Broadcasters like it, newspapers don't: Bill would move public notices online
Is it time to take public notices digital?
Those pages in our newspaper, with the government notices of election dates, upcoming public hearings, and legal descriptions of property to be sold or redeveloped are the focus of House Bill 4183.
It's a bill that could cost newspapers a long-time source of revenue, and it could shut out people who don't have Internet access.
Lindsay VanHulle is with Bridge and Crain’s Detroit Business, and she tells us that as it’s currently written the bill looks to phase out print publication of public notices over the next 10 years, and move those publications online.
The bill, sponsored by state Rep. Amanda Price, R-Park Township, is attempting to modernize existing public notice standards.
“There are more than 200 state laws in some form that have some requirement that notices be published in print, and a lot of those were written before the Internet was adopted,” VanHulle says.
According to VanHulle, those laws largely don’t reflect the changing nature of technology, so the idea is to move these policies into the 21st century by following the trending increase of online readership.
She says that the bill is receiving support from many cities, townships and villages, because they see it as an opportunity to save money on printing costs by posting notices online instead.
There are no solid figures to suggest how much money could be saved, but she says it’s likely that by eliminating the need to keep contracts with newspaper companies there will be some savings made possible for these municipalities.
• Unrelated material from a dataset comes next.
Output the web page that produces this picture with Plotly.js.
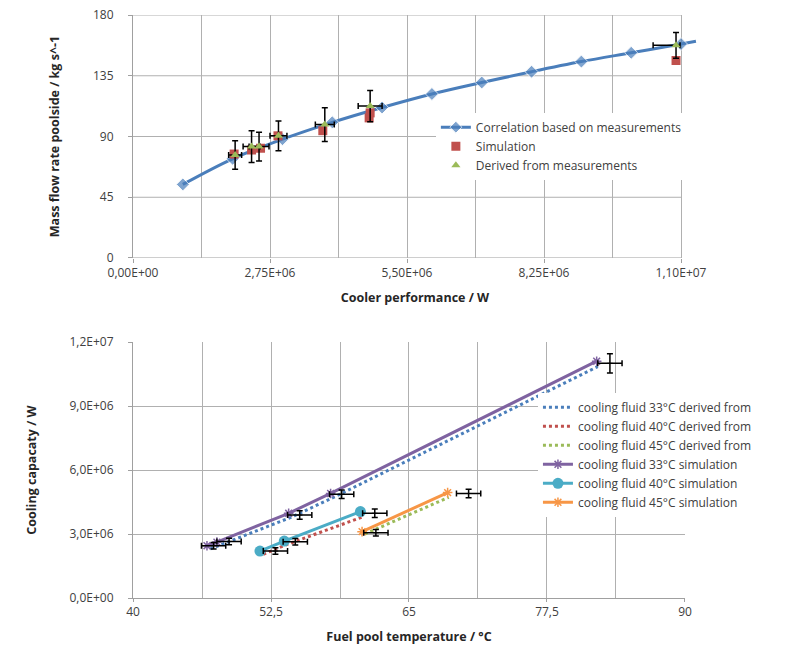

TV and radio broadcasters are also in favor of the bill, VanHulle says. They don’t currently have a printed product, so they see this as an opportunity to have a share of that business.
It’s probably no surprise that those opposed to the bill include newspaper organizations. They want to retain the right to print notices in their papers as well as on their websites, VanHulle explains.
“[Physical print is] tangible, it’s easily archivable. … You can go to library and find centuries’ worth of newspapers on microfilm,” she says.
VanHulle tells us that there are also a number of lawmakers concerned about those people who may not have ready access to the Internet.
“There are places where cell service and internet service is still very spotty,” VanHulle says, and many smaller communities still rely on those newspaper notices.
According to VanHulle, a proposed amendment would allow local governments to move online but have the option to keep print publication as a backup.
House Bill 4183 is currently pending, but VanHulle says it could resurface some time this fall after the summer recess.